◆ **Available data**:

━━━━━━━━━━━━━━━━━━━━

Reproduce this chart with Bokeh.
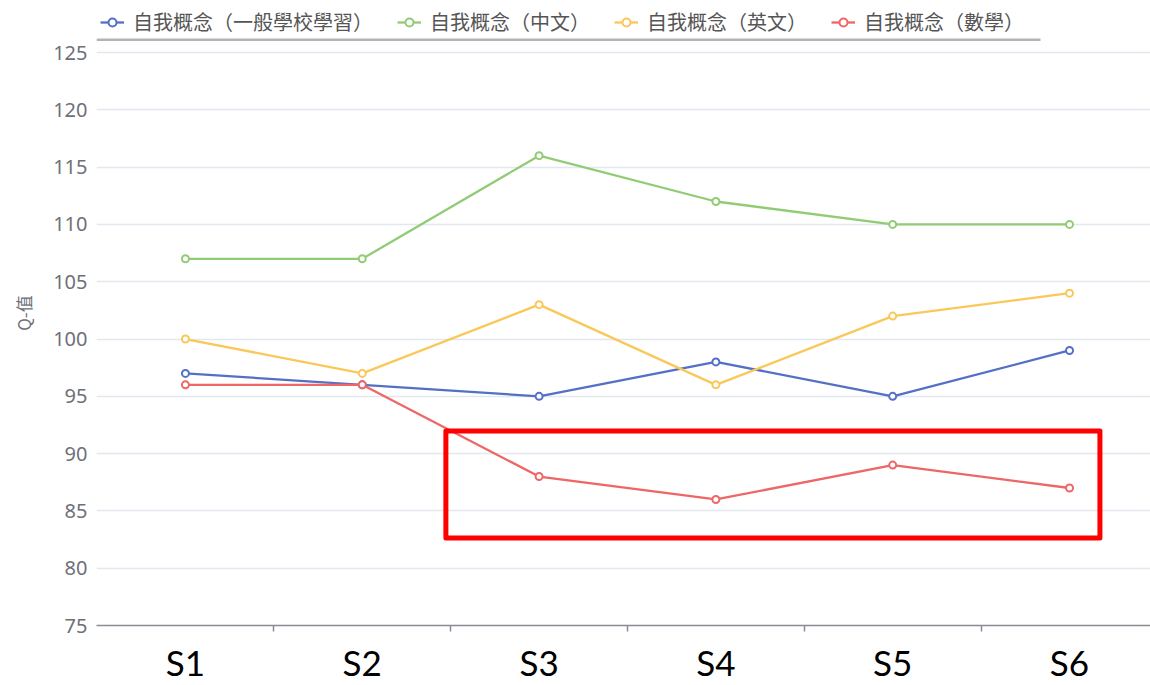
from bokeh.plotting import figure
from bokeh.models import Legend, LegendItem, FixedTicker, BoxAnnotation, Range1d
from bokeh.embed import file_html
from bokeh.resources import INLINE

# ---------------- data ----------------
stages = ["S1", "S2", "S3", "S4", "S5", "S6"]
series_names = ["自我概念（一般學校學習）", "自我概念（中文）", "自我概念（英文）", "自我概念（數學）"]
general_school = [97, 96, 95, 98, 95, 99]
chinese = [107, 107, 116, 112, 110, 110]
english = [100, 97, 103, 96, 102, 104]
maths = [96, 96, 88, 86, 89, 87]
y_ticks = [75, 80, 85, 90, 95, 100, 105, 110, 115, 120, 125]
y_axis_title = "Q-值"
# highlighted region (data units; x in stage index units)
highlight = dict(left=1.473, right=5.172, bottom=82.64, top=91.97)

# ---------------- styling ----------------
colors = ["#5470c6", "#91cc75", "#fac858", "#ee6666"]
axis_grey = "#6e7079"
grid_col = "#e3e7ef"
y_top_room = 129.54   # range end leaves room above 125 for the legend

xs = list(range(len(stages)))
series = [general_school, chinese, english, maths]

p = figure(width=1150, height=685, output_backend="svg", toolbar_location=None,
           x_range=Range1d(-0.503, 5.458), y_range=Range1d(y_ticks[0], y_top_room),
           min_border_left=96, min_border_right=0, min_border_top=0, min_border_bottom=60)
p.outline_line_color = None
p.background_fill_color = "white"
p.border_fill_color = "white"

# x axis
p.xaxis.ticker = FixedTicker(ticks=xs, minor_ticks=[i + 0.5 for i in xs[:-1]])
p.xaxis.major_label_overrides = {i: s for i, s in zip(xs, stages)}
p.xaxis.axis_line_color = "#8a8c94"
p.xaxis.axis_line_width = 1.5
p.xaxis.major_tick_line_color = None
p.xaxis.major_tick_out = 0
p.xaxis.major_tick_in = 0
p.xaxis.minor_tick_line_color = "#8a8c94"
p.xaxis.minor_tick_line_width = 1.5
p.xaxis.minor_tick_in = 0
p.xaxis.minor_tick_out = 6
p.xaxis.major_label_standoff = 9
p.xaxis.major_label_text_font = "Lato"
p.xaxis.major_label_text_font_size = "35px"
p.xaxis.major_label_text_color = "black"
p.xgrid.visible = False

# y axis
p.yaxis.ticker = FixedTicker(ticks=y_ticks)
p.yaxis.axis_line_color = None
p.yaxis.major_tick_line_color = None
p.yaxis.minor_tick_line_color = None
p.yaxis.major_tick_out = 0
p.yaxis.major_label_standoff = 9
p.yaxis.major_label_text_font = "Noto Sans"
p.yaxis.major_label_text_font_size = "20px"
p.yaxis.major_label_text_color = axis_grey
p.yaxis.axis_label = y_axis_title
p.yaxis.axis_label_text_font = "Noto Sans CJK TC"
p.yaxis.axis_label_text_font_size = "17px"
p.yaxis.axis_label_text_font_style = "normal"
p.yaxis.axis_label_text_color = axis_grey
p.yaxis.axis_label_standoff = 14
p.ygrid.ticker = FixedTicker(ticks=y_ticks)
p.ygrid.grid_line_color = grid_col
p.ygrid.grid_line_width = 1.5

items = []
for name, vals, col in zip(series_names, series, colors):
    lr = p.line(xs, vals, line_color=col, line_width=2.3)
    sr = p.scatter(xs, vals, size=7, fill_color="white", line_color=col, line_width=2)
    items.append(LegendItem(label=name, renderers=[lr, sr]))

legend = Legend(items=items, orientation="horizontal", location=(4, 589),
                glyph_width=24, glyph_height=20, label_standoff=9, spacing=24,
                padding=0, margin=0, border_line_color=None, background_fill_alpha=0,
                label_text_font="Noto Sans CJK TC", label_text_font_size="20px",
                label_text_color="#555555")
p.add_layout(legend, "center")

# thin grey rule under the legend
p.add_layout(BoxAnnotation(left=96, right=1040, top=38, bottom=40.5,
                           left_units="canvas", right_units="canvas",
                           top_units="canvas", bottom_units="canvas",
                           fill_color="#b4b4b4", fill_alpha=1, line_color=None))

# red highlight box
p.add_layout(BoxAnnotation(left=highlight["left"], right=highlight["right"],
                           bottom=highlight["bottom"], top=highlight["top"],
                           fill_color=None, fill_alpha=0, line_color="#ff0000",
                           line_alpha=1, line_width=5, line_join="round"))

open("out.html", "w").write(file_html(p, INLINE))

━━━━━━━━━━━━━━━━━━━━

◆ **The exercise**: Please transcribe the material above exactly as written. Leave the pictures out.

◆ **Written solution**:
Reproduce this chart with Bokeh.
from bokeh.plotting import figure
from bokeh.models import Legend, LegendItem, FixedTicker, BoxAnnotation, Range1d
from bokeh.embed import file_html
from bokeh.resources import INLINE

# ---------------- data ----------------
stages = ["S1", "S2", "S3", "S4", "S5", "S6"]
series_names = ["自我概念（一般學校學習）", "自我概念（中文）", "自我概念（英文）", "自我概念（數學）"]
general_school = [97, 96, 95, 98, 95, 99]
chinese = [107, 107, 116, 112, 110, 110]
english = [100, 97, 103, 96, 102, 104]
maths = [96, 96, 88, 86, 89, 87]
y_ticks = [75, 80, 85, 90, 95, 100, 105, 110, 115, 120, 125]
y_axis_title = "Q-值"
# highlighted region (data units; x in stage index units)
highlight = dict(left=1.473, right=5.172, bottom=82.64, top=91.97)

# ---------------- styling ----------------
colors = ["#5470c6", "#91cc75", "#fac858", "#ee6666"]
axis_grey = "#6e7079"
grid_col = "#e3e7ef"
y_top_room = 129.54   # range end leaves room above 125 for the legend

xs = list(range(len(stages)))
series = [general_school, chinese, english, maths]

p = figure(width=1150, height=685, output_backend="svg", toolbar_location=None,
           x_range=Range1d(-0.503, 5.458), y_range=Range1d(y_ticks[0], y_top_room),
           min_border_left=96, min_border_right=0, min_border_top=0, min_border_bottom=60)
p.outline_line_color = None
p.background_fill_color = "white"
p.border_fill_color = "white"

# x axis
p.xaxis.ticker = FixedTicker(ticks=xs, minor_ticks=[i + 0.5 for i in xs[:-1]])
p.xaxis.major_label_overrides = {i: s for i, s in zip(xs, stages)}
p.xaxis.axis_line_color = "#8a8c94"
p.xaxis.axis_line_width = 1.5
p.xaxis.major_tick_line_color = None
p.xaxis.major_tick_out = 0
p.xaxis.major_tick_in = 0
p.xaxis.minor_tick_line_color = "#8a8c94"
p.xaxis.minor_tick_line_width = 1.5
p.xaxis.minor_tick_in = 0
p.xaxis.minor_tick_out = 6
p.xaxis.major_label_standoff = 9
p.xaxis.major_label_text_font = "Lato"
p.xaxis.major_label_text_font_size = "35px"
p.xaxis.major_label_text_color = "black"
p.xgrid.visible = False

# y axis
p.yaxis.ticker = FixedTicker(ticks=y_ticks)
p.yaxis.axis_line_color = None
p.yaxis.major_tick_line_color = None
p.yaxis.minor_tick_line_color = None
p.yaxis.major_tick_out = 0
p.yaxis.major_label_standoff = 9
p.yaxis.major_label_text_font = "Noto Sans"
p.yaxis.major_label_text_font_size = "20px"
p.yaxis.major_label_text_color = axis_grey
p.yaxis.axis_label = y_axis_title
p.yaxis.axis_label_text_font = "Noto Sans CJK TC"
p.yaxis.axis_label_text_font_size = "17px"
p.yaxis.axis_label_text_font_style = "normal"
p.yaxis.axis_label_text_color = axis_grey
p.yaxis.axis_label_standoff = 14
p.ygrid.ticker = FixedTicker(ticks=y_ticks)
p.ygrid.grid_line_color = grid_col
p.ygrid.grid_line_width = 1.5

items = []
for name, vals, col in zip(series_names, series, colors):
    lr = p.line(xs, vals, line_color=col, line_width=2.3)
    sr = p.scatter(xs, vals, size=7, fill_color="white", line_color=col, line_width=2)
    items.append(LegendItem(label=name, renderers=[lr, sr]))

legend = Legend(items=items, orientation="horizontal", location=(4, 589),
                glyph_width=24, glyph_height=20, label_standoff=9, spacing=24,
                padding=0, margin=0, border_line_color=None, background_fill_alpha=0,
                label_text_font="Noto Sans CJK TC", label_text_font_size="20px",
                label_text_color="#555555")
p.add_layout(legend, "center")

# thin grey rule under the legend
p.add_layout(BoxAnnotation(left=96, right=1040, top=38, bottom=40.5,
                           left_units="canvas", right_units="canvas",
                           top_units="canvas", bottom_units="canvas",
                           fill_color="#b4b4b4", fill_alpha=1, line_color=None))

# red highlight box
p.add_layout(BoxAnnotation(left=highlight["left"], right=highlight["right"],
                           bottom=highlight["bottom"], top=highlight["top"],
                           fill_color=None, fill_alpha=0, line_color="#ff0000",
                           line_alpha=1, line_width=5, line_join="round"))

open("out.html", "w").write(file_html(p, INLINE))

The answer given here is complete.